We present Residual Policy Learning (RPL), a simple method for improving nondifferentiable policies using model-free deep reinforcement learning. RPL thrives in complex robotic manipulation tasks where good but imperfect controllers are available. In these tasks, reinforcement learning from scratch is data-inefficient, and the initial controller can be hard to improve. The key idea is to learn a residual on top of the initial controller. The method is tested across six challenging MuJoCo environments featuring partial observability, noise, model inaccuracies, and calibration issues.

## Key Contributions

- **Residual learning paradigm:** Instead of learning policies from scratch, learns a corrective residual on top of an existing (imperfect) controller — combining the strengths of classical control with deep RL
- **Data efficiency:** Addresses the data inefficiency problem inherent in learning robotic manipulation from scratch by bootstrapping from existing controllers
- **Consistent improvements:** Substantially outperforms initial controllers across all tested scenarios
- **Flexible initialization:** Works with both hand-crafted policies and model-predictive controllers using known or learned dynamics models
- **Enabling long-horizon tasks:** The hybrid approach enables solving long-horizon sparse-reward tasks that RL alone cannot solve
- **Complementary strengths:** Demonstrates that marrying learning with classical control extends capabilities beyond what either approach achieves independently

## Companion Paper: Residual Reinforcement Learning for Robot Control

**arXiv:** 1812.03201
**Authors:** Tobias Johannink, Shikhar Bahl, Ashvin Nair, Jianlan Luo, Avinash Kumar, Matthias Loskyll, Juan Aparicio Ojea, Eugen Solowjow, Sergey Levine
**Venue:** ICRA 2019

This concurrent work independently proposes the same core idea of learning residual corrections to existing controllers, but with a focus on real-robot manipulation experiments.
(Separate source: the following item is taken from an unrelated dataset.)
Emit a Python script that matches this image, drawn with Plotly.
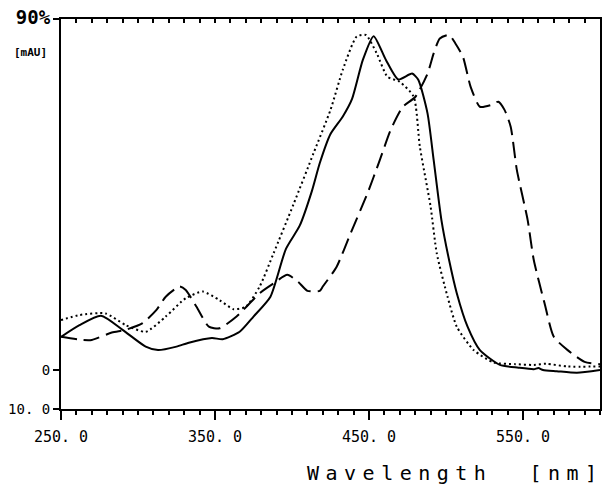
import plotly.graph_objects as go

# Absorption spectra (wavelength in nm, absorbance in mAU)
wl_solid = [250, 262, 276, 290, 305, 313, 325, 333, 348, 355, 366, 375, 386, 396, 405, 413,
            418, 425, 433, 439, 446, 453, 461, 469, 478, 482, 488, 492, 497, 502, 507, 514,
            522, 535, 547, 557, 560, 563, 572, 585, 600]
abs_solid = [8.5, 11.5, 13.9, 10.3, 6.0, 5.1, 6.0, 7.0, 8.2, 7.9, 9.8, 13.7, 18.8, 31.0, 37.0, 46.0,
             53.0, 60.5, 65.0, 69.5, 79.5, 85.6, 79.5, 74.5, 76.0, 74.4, 65.8, 53.8, 38.5, 28.2, 19.7, 11.1,
             5.1, 1.3, 0.6, 0.2, 0.5, 0.0, -0.3, -0.7, 0.0]

wl_dot = [250, 262, 279, 292, 305, 318, 331, 342, 353, 362, 370, 379, 388, 401, 414, 425, 433,
          442, 448, 455, 462, 470, 479, 483, 490, 494, 501, 507, 518, 531, 545, 557, 565, 579, 600]
abs_dot = [12.8, 14.1, 14.5, 11.5, 9.8, 13.7, 18.4, 20.1, 17.9, 15.6, 16.2, 21.4, 29.9, 42.5, 55.6, 66.7, 77.0,
           85.5, 85.9, 81.2, 75.2, 73.9, 70.1, 57.3, 41.9, 29.9, 18.8, 11.1, 5.1, 1.9, 1.5, 1.3, 1.6, 0.9, 0.9]

wl_dash = [250, 264, 270, 283, 292, 303, 312, 318, 327, 331, 338, 346, 353, 364, 379, 388, 397,
           404, 410, 418, 420, 429, 438, 449, 457, 464, 472, 480, 488, 492, 496, 502, 506, 511,
           516, 522, 529, 534, 538, 542, 546, 553, 557, 564, 570, 579, 590, 600]
abs_dash = [8.5, 7.7, 7.7, 9.6, 10.3, 12.0, 15.4, 18.8, 21.4, 20.5, 16.2, 11.1, 10.7, 13.7, 19.7, 22.2, 24.4,
            22.6, 20.3, 20.3, 21.4, 26.5, 35.0, 45.3, 53.8, 61.5, 67.5, 70.0, 76.0, 81.2, 85.0, 85.9, 83.8, 80.3,
            72.6, 67.5, 67.9, 68.8, 66.7, 62.4, 51.3, 38.5, 28.2, 17.1, 8.5, 5.1, 2.1, 1.5]

x_ticks = [250, 350, 450, 550]
x_labels = ["250. 0", "350. 0", "450. 0", "550. 0"]
y_ticks = [-10, 0, 90]
y_labels = ["10. 0", "0", "<b><span style='font-size:19px'>90%</span></b>"]
minor_x = list(range(250, 601, 10))

MONO = "DejaVu Sans Mono"

fig = go.Figure()
fig.add_trace(go.Scatter(x=wl_dot, y=abs_dot, mode="lines",
                         line=dict(color="black", width=2, dash="2px,3px", shape="spline", smoothing=0.6),
                         showlegend=False, hoverinfo="skip"))
fig.add_trace(go.Scatter(x=wl_dash, y=abs_dash, mode="lines",
                         line=dict(color="black", width=2, dash="16px,7px", shape="spline", smoothing=0.6),
                         showlegend=False, hoverinfo="skip"))
fig.add_trace(go.Scatter(x=wl_solid, y=abs_solid, mode="lines",
                         line=dict(color="black", width=2, shape="spline", smoothing=0.6),
                         showlegend=False, hoverinfo="skip"))
# empty trace that brings up the top tick axis
fig.add_trace(go.Scatter(x=[None], y=[None], xaxis="x2", showlegend=False, hoverinfo="skip"))

fig.update_layout(
    width=603, height=484,
    margin=dict(l=61, r=1, t=19, b=75),
    paper_bgcolor="white", plot_bgcolor="white",
    font=dict(family=MONO, color="black", size=15),
    xaxis=dict(range=[250, 600], showgrid=False, zeroline=False,
               showline=True, linecolor="black", linewidth=2, mirror=True,
               tickmode="array", tickvals=x_ticks, ticktext=x_labels,
               ticks="outside", ticklen=9, tickwidth=1.5, tickcolor="black",
               ticklabelstandoff=4,
               tickfont=dict(family=MONO, size=15),
               minor=dict(tickvals=minor_x, ticks="outside", ticklen=4, tickwidth=1.5, tickcolor="black")),
    xaxis2=dict(range=[250, 600], overlaying="x", side="top", anchor="y",
                showgrid=False, zeroline=False, showline=True, linecolor="black", linewidth=2,
                tickmode="array", tickvals=minor_x, showticklabels=False,
                ticks="inside", ticklen=4, tickwidth=1.5, tickcolor="black"),
    yaxis=dict(range=[-10, 90], showgrid=False, zeroline=False,
               showline=True, linecolor="black", linewidth=2, mirror=True,
               tickmode="array", tickvals=y_ticks, ticktext=y_labels,
               ticks="outside", ticklen=6, tickwidth=1.5, tickcolor="black",
               tickfont=dict(family=MONO, size=14)),
    annotations=[
        dict(text="<b>[mAU]</b>", xref="paper", yref="paper", x=-0.057, y=0.915,
             xanchor="center", yanchor="middle", showarrow=False,
             font=dict(family=MONO, size=11)),
        dict(text="<span style='letter-spacing:6.5px'>Wavelength  [nm]</span>",
             xref="paper", yref="paper", x=1.012, y=-0.163,
             xanchor="right", yanchor="middle", showarrow=False,
             font=dict(family=MONO, size=20)),
    ],
)

fig.write_html("out.html")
Together, the two papers established residual policy learning as a key technique in robot learning.

## G1 Relevance

Residual policy learning is highly relevant to the Unitree G1 as a practical approach for improving existing controllers. Rather than training whole-body control policies entirely from scratch (which is data-hungry and risky), one can start with a conventional controller (e.g., model-based walking controller, inverse kinematics solver, or PD controller) and learn a residual correction policy via RL. This is particularly valuable for the G1 because:

- Unitree provides baseline controllers that could serve as the initial policy
- The approach reduces sim-to-real gap issues since the base controller already handles fundamental dynamics
- It allows incremental improvement of locomotion and manipulation without discarding existing engineering effort
- Many G1 whole-body control papers (including SoFTA, H2O) implicitly build on this concept of combining learned and classical control

## References

- arXiv (Silver et al.): https://arxiv.org/abs/1812.06298
- arXiv (Johannink et al.): https://arxiv.org/abs/1812.03201